Agile smell, similarly to code smell, is not necessarily a problem by itself, but rather a likely indicator of a serious problem with the team’s way of work. Smells can be caused by following the letter, but not the spirit, of the Agile framework, gaming or cheating the system, or simply lack of understanding the reasons behind the framework rules.
Does your team’s Agile implementation smell?
Smells “We do not really work together”
- Team members are routinely late to or even skip daily Scrum. Those who come to Scrum deliver short statuses: “Everything is good. My work is on track.”
- Immediately after the daily Scrum meeting is over, team members retreat to their private spaces to work on their tasks. Or put on headphones. Or display in some other way that talking is over, and "real" work has began.
- Scrum board is out of date. Online tracking tool is hardly used for anything, but reporting.
Daily Scrum, visual board and knowing how the Spring work for the entire team is progressing are important to facilitate team members working together to get work done. When a Scrum meeting or a Scrum board do not bring forward interesting and relevant information about the minutiae of team’s work, this is an Agile smell of the team not working together.
Smells “Agile is something we do when we are not too busy with real work”
- Agile framework meetings are regularly rescheduled or cancelled to make time and space for technical and product meetings.
- There are permanent roles on the team, that are not Agile roles.
- During the retrospective the team reflects on the iteration behind, but hardly anything happens based on that discussion.
Agile framework may look like a game, but every role, ceremony and artifact are there for a reason. Doing just bits and pieces that fit into the schedule does not make a team Agile. It just makes people busy.

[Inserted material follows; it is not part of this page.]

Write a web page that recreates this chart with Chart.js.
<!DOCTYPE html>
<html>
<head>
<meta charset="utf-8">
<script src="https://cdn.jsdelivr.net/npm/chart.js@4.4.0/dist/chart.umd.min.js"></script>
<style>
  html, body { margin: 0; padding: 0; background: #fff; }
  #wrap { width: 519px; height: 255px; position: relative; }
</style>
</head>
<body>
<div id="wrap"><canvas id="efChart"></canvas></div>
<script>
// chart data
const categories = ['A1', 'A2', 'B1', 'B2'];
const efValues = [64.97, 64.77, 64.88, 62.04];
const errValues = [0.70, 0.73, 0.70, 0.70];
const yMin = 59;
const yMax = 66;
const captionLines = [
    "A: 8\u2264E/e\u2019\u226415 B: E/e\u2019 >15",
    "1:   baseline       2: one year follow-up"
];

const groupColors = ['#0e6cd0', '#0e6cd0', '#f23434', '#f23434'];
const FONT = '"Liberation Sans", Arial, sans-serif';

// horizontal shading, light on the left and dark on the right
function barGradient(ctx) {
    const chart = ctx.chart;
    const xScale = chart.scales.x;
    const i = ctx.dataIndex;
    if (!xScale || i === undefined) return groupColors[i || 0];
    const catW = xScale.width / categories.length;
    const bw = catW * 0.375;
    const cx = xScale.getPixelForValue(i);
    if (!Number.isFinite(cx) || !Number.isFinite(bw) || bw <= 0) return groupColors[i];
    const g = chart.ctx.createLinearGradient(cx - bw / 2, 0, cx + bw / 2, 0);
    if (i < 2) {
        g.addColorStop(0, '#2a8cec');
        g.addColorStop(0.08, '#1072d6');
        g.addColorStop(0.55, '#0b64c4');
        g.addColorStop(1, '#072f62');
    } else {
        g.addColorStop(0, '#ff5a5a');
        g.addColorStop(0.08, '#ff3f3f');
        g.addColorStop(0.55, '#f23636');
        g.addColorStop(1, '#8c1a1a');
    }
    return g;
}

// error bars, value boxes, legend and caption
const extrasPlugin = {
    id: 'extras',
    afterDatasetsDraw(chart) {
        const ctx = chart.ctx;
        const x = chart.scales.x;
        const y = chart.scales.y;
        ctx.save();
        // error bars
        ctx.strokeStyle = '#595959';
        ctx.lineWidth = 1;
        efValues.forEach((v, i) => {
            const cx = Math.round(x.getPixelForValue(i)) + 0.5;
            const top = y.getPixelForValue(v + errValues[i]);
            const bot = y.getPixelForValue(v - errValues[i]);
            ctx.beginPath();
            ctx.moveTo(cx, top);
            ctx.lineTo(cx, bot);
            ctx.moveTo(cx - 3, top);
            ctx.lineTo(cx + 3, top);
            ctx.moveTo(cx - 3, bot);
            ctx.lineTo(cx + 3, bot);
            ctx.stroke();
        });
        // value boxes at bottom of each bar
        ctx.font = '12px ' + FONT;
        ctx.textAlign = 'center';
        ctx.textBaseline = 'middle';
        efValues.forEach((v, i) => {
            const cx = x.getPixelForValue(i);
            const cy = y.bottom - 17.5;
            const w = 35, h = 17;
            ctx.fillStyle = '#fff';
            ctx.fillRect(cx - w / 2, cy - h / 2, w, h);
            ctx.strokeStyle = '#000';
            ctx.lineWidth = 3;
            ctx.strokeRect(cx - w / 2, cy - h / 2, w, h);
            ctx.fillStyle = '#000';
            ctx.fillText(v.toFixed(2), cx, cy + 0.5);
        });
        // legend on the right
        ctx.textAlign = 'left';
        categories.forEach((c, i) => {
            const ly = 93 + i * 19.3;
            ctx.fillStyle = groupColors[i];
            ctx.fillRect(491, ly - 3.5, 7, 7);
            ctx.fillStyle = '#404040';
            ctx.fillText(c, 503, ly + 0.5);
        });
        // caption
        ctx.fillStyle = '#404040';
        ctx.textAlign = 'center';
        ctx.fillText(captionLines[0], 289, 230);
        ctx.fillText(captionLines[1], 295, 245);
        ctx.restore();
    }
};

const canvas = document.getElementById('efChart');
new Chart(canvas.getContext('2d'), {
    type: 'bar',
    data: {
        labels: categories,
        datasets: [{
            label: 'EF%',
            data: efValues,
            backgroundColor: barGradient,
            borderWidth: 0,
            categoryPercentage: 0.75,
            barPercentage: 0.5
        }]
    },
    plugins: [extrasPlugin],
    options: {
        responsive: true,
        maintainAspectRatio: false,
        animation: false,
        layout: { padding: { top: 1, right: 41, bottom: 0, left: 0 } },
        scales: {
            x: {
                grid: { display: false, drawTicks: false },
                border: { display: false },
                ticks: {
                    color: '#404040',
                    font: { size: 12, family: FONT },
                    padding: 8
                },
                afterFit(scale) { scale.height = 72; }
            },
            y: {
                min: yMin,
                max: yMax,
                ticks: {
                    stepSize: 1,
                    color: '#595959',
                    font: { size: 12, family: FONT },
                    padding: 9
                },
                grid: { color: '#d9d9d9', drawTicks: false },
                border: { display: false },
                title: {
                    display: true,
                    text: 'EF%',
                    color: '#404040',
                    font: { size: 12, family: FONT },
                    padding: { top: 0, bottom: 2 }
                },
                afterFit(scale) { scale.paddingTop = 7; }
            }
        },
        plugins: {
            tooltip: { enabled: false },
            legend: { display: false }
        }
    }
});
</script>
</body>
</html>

Smells “We are not as self-organizing and empowered as Agile tells us to be”
- The conversation in meetings revolves around the manager or Scrum Master, with each team member talking to that person, rather than the entire team.
- The work is prepared, researched and even assigned by the manager or one senior team member. That person coordinates all interactions with other teams.
- All or most communication between team members is facilitated by the manager.
Agile approach is built around a strong, motivated, powerful team with a servant leader working to serve the team. Many groups struggle with becoming that team, especially when coming from the traditional model where the manager is above and in charge of the team. These smells are an indicator that the team is operating in the command-and-control structure, rather than following Agile principles.